* begin Record list *
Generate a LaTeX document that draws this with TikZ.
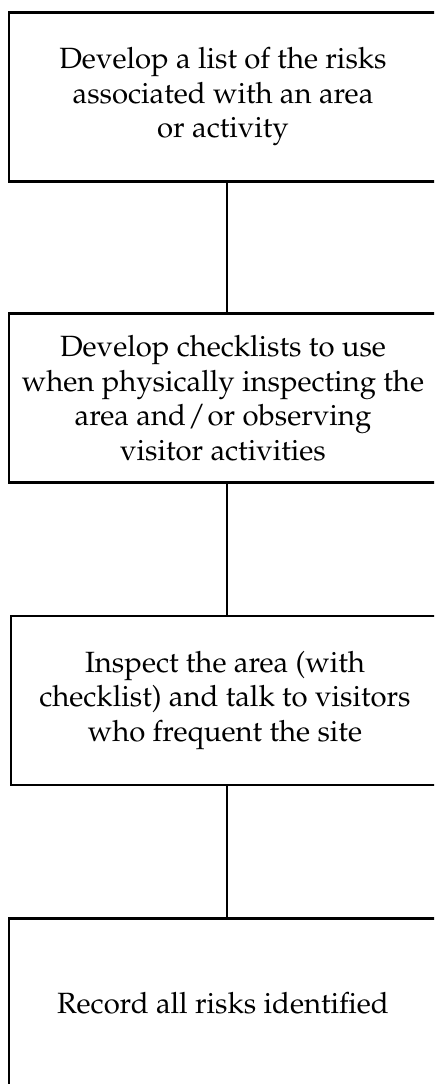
* end Record list *
* begin Record list *
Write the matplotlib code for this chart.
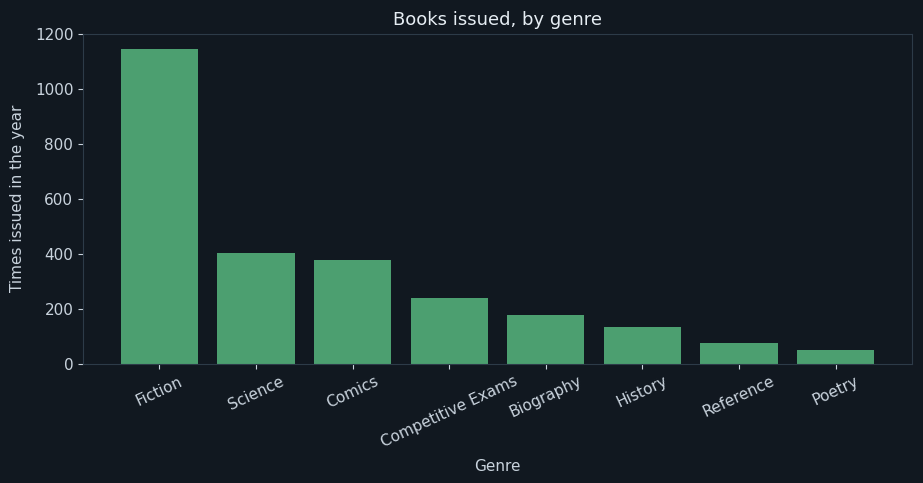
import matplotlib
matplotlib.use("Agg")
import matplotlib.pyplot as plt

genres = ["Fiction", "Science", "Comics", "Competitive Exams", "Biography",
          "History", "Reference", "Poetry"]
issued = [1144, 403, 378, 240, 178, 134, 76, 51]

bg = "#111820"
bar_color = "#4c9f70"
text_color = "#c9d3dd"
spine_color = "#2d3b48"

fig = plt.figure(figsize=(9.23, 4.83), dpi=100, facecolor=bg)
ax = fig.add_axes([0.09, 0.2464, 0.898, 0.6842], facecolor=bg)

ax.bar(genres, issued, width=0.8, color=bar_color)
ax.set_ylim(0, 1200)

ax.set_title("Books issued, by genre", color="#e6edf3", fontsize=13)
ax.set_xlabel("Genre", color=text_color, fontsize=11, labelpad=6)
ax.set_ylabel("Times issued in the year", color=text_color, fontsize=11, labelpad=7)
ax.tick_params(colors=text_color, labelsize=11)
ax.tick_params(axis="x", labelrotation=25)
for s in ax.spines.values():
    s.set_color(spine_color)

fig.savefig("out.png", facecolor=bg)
* end Record list *
* begin Record list *
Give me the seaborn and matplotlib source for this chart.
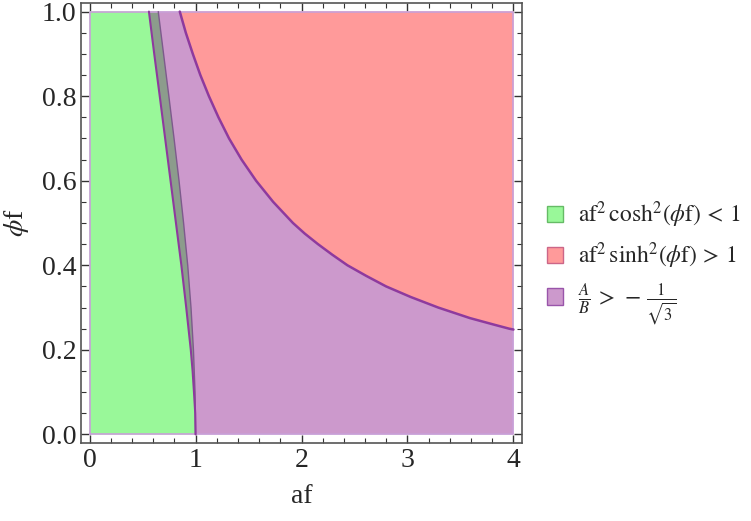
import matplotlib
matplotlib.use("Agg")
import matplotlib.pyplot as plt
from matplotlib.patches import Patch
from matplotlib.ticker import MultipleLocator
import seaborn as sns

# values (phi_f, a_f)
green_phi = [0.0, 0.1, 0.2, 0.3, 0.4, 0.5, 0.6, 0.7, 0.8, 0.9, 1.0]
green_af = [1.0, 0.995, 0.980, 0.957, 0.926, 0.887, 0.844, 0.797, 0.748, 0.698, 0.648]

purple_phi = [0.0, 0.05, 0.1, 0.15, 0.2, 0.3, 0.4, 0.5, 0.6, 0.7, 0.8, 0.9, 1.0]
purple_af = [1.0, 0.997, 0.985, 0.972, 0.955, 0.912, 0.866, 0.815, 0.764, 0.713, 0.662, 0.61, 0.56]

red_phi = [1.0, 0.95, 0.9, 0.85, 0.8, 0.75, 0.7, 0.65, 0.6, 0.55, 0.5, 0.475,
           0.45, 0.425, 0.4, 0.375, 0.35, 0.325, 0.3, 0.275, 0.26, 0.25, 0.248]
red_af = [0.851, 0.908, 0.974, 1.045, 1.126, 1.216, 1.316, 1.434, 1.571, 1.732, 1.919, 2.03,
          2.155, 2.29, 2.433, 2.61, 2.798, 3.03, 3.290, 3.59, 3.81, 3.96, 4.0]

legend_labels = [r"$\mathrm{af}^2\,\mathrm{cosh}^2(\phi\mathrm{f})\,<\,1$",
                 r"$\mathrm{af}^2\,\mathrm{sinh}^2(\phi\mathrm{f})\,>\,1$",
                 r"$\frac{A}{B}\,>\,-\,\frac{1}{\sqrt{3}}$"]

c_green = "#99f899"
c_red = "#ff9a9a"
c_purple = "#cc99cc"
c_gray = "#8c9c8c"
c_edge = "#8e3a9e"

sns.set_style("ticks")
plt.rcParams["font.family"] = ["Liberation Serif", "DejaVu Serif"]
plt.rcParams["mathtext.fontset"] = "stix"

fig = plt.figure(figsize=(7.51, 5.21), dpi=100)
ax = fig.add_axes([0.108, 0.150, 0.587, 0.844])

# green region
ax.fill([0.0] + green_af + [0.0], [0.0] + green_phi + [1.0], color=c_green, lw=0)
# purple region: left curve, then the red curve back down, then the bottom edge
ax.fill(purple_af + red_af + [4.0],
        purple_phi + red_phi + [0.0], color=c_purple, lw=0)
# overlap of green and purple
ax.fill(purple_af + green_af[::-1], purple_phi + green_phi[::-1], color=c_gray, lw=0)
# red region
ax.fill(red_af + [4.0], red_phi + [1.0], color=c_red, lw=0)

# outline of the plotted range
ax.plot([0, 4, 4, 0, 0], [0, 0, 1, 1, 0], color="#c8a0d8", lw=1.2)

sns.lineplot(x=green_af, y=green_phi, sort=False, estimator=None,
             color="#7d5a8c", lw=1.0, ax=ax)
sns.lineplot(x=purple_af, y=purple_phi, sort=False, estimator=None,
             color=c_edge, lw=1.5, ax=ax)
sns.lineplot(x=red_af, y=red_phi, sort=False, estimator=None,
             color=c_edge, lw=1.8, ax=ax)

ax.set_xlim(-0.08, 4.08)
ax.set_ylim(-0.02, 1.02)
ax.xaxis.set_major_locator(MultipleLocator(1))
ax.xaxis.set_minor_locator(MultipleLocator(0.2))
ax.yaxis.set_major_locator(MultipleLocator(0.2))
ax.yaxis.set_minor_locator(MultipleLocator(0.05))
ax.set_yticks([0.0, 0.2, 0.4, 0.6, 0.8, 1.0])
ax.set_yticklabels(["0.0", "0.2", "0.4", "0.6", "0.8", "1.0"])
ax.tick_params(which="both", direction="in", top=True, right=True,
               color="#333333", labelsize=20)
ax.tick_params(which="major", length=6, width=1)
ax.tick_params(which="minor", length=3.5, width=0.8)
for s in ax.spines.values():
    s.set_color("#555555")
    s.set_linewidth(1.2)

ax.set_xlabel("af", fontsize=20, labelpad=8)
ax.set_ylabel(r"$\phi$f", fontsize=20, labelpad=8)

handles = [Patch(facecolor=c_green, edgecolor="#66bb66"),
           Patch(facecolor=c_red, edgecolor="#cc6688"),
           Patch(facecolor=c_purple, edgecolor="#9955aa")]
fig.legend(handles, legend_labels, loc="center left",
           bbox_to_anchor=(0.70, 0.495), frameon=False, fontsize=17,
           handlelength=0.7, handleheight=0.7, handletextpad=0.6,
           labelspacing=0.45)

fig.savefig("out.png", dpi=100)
* end Record list *
◆ Written instruction
From the listing above, repeat only the lines between the line containing "Give me the" and the line containing "0.662, 0.61, 0.56]", those two included. Pictures are not part of the copy.

◆ Correct result
Give me the seaborn and matplotlib source for this chart.
import matplotlib
matplotlib.use("Agg")
import matplotlib.pyplot as plt
from matplotlib.patches import Patch
from matplotlib.ticker import MultipleLocator
import seaborn as sns

# values (phi_f, a_f)
green_phi = [0.0, 0.1, 0.2, 0.3, 0.4, 0.5, 0.6, 0.7, 0.8, 0.9, 1.0]
green_af = [1.0, 0.995, 0.980, 0.957, 0.926, 0.887, 0.844, 0.797, 0.748, 0.698, 0.648]

purple_phi = [0.0, 0.05, 0.1, 0.15, 0.2, 0.3, 0.4, 0.5, 0.6, 0.7, 0.8, 0.9, 1.0]
purple_af = [1.0, 0.997, 0.985, 0.972, 0.955, 0.912, 0.866, 0.815, 0.764, 0.713, 0.662, 0.61, 0.56]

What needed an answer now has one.